The oldest building in Dar, the old boma on Sokoine Drive, is now a testament to the city’s architectural history and accomplishments.
The old boma, which has survived numerous demolition attempts, also warns of the threat to the city’s rapidly disappearing historical buildings.
“It stands today as a powerful symbol and testimony of what the restoration and preservation of a historical building can look like, a best practice example, built in 1866 by Sultan Majjid to the iconic monument that has survived in a fast developing city,” says Aida Mulokozi, the CEO of the Dar Centre for Architectural Heritage (DARCH.)
DARCH has turned the building, which stands opposite the Zanzibar ferry terminal, into a centre for institutional, educational and touristic activities.
The centre offers consultation services and a number of public facilities, a permanent exhibition on the city’s architecture and history, a visitors’ desk offering guided city tours and info material, an archive and documentation centre, a small curio shop, rooftop restaurant and a public garden.

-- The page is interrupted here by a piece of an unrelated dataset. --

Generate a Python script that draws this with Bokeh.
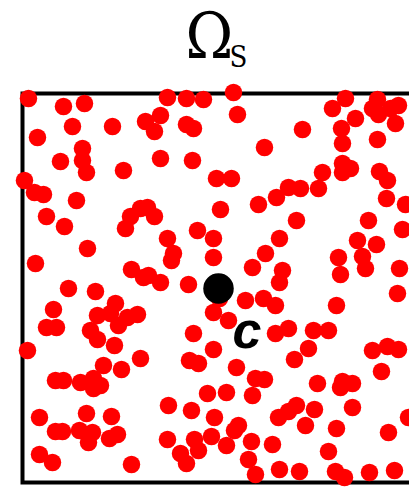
from bokeh.plotting import figure
from bokeh.models import Range1d, ColumnDataSource
from bokeh.core.properties import value
from bokeh.embed import file_html
from bokeh.resources import INLINE

# Domain box (Omega_S) in its own units
box_lo = 0
box_hi = 389

# Sample points (red)
xs = [6, 41, 62, 50, 90, 123, 138, 132, 145, 164, 181, 211, 164, 171, 215, 323, 310, 355, 350, 356,
      368, 376, 333, 373, 280, 319, 15, 60, 242, 320, 355, 38, 60, 138, 170, 320, 328, 320, 300, 357,
      64, 101, 2, 194, 209, 365, 266, 278, 296, 12, 21, 54, 254, 364, 383, 125, 132, 198, 236, 24,
      42, 108, 118, 103, 274, 346, 380, 175, 145, 191, 257, 335, 354, 65, 151, 149, 191, 243, 316, 340,
      343, 13, 109, 121, 230, 260, 257, 318, 377, 126, 138, 166, 46, 73, 375, 223, 241, 253, 314, 93,
      31, 75, 88, 105, 115, 191, 197, 206, 96, 24, 34, 68, 75, 92, 5, 171, 253, 266, 291, 306,
      286, 191, 350, 365, 376, 118, 81, 99, 33, 41, 58, 71, 78, 71, 167, 176, 214, 233, 242, 272,
      359, 295, 320, 330, 318, 230, 185, 204, 146, 169, 192, 256, 17, 64, 89, 274, 266, 292, 330, 386,
      216, 212, 283, 314, 366, 33, 40, 57, 70, 66, 87, 95, 145, 172, 189, 176, 158, 204, 229, 250,
      306, 17, 30, 109, 164, 226, 233, 257, 277, 313, 322, 347, 372]
ys = [384, 376, 379, 356, 356, 361, 367, 351, 385, 384, 383, 390, 358, 354, 368, 384, 374, 383, 374, 368,
      374, 377, 364, 359, 353, 354, 345, 334, 335, 339, 343, 321, 322, 324, 322, 319, 314, 310, 310, 311,
      310, 312, 302, 304, 304, 302, 295, 294, 294, 290, 288, 282, 285, 284, 278, 275, 266, 273, 278, 266,
      256, 266, 274, 254, 262, 262, 253, 252, 244, 244, 244, 242, 238, 234, 229, 222, 225, 229, 225, 226,
      214, 219, 213, 205, 215, 212, 200, 208, 214, 207, 200, 198, 194, 191, 189, 182, 184, 177, 177, 179,
      173, 167, 169, 165, 168, 170, 184, 162, 157, 155, 155, 152, 143, 137, 132, 149, 149, 154, 152, 152,
      134, 133, 132, 136, 133, 124, 117, 113, 102, 102, 100, 104, 97, 94, 122, 119, 115, 104, 103, 123,
      111, 99, 101, 99, 95, 87, 89, 90, 77, 72, 65, 65, 65, 69, 66, 77, 71, 73, 75, 65,
      57, 52, 57, 54, 50, 51, 51, 52, 50, 40, 44, 48, 43, 43, 46, 32, 29, 37, 41, 38,
      31, 28, 20, 18, 19, 23, 8, 13, 11, 11, 5, 10, 12]

# Centre point c
center_x = [196]
center_y = [194]

p = figure(width=409, height=489, output_backend="svg", toolbar_location=None,
           x_range=Range1d(-22, 387), y_range=Range1d(-7, 482),
           min_border=0, min_border_left=0, min_border_right=0,
           min_border_top=0, min_border_bottom=0)
p.xaxis.visible = False
p.yaxis.visible = False
p.grid.visible = False
p.outline_line_color = None
p.background_fill_color = "white"
p.border_fill_color = "white"

# Box
p.quad(left=[box_lo], right=[box_hi], bottom=[box_lo], top=[box_hi],
       fill_color=None, line_color="black", line_width=4, line_join="miter")

# Red sample points
src = ColumnDataSource(dict(x=xs, y=ys))
p.scatter("x", "y", source=src, size=17.5, fill_color="#ff0000", line_color=None)

# Centre point
p.scatter(center_x, center_y, size=30.5, fill_color="black", line_color=None)

# Label c
p.text(x=[210], y=[153], text=["c"], text_font=value("Liberation Sans"),
       text_font_style="bold italic", text_font_size="52px", text_color="black",
       text_align="left", text_baseline="alphabetic")

# Title Omega_S
p.text(x=[163], y=[447], text=["Ω"], text_font=value("DejaVu Serif Condensed"),
       text_font_size="64px", text_color="black", text_align="left",
       text_baseline="alphabetic")
p.text(x=[207], y=[426], text=["S"], text_font=value("DejaVu Serif Condensed"),
       text_font_size="29px", text_color="black", text_align="left",
       text_baseline="alphabetic")

open("out.html", "w").write(file_html(p, INLINE))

“The threat of the unique architectural heritage of Dar es Salaam and many other cities in Tanzania derives above all from a misconception that ‘heritage preservation’ stands in contradiction to economic and societal development. DARCH seeks to demonstrate strategies and approaches towards built heritage that are innovative, integrated, sensitive and developmental at the same time,” says Mulokozi.
Only two buildings built by Sultan Majjid in the 1860’s have survived to the present day.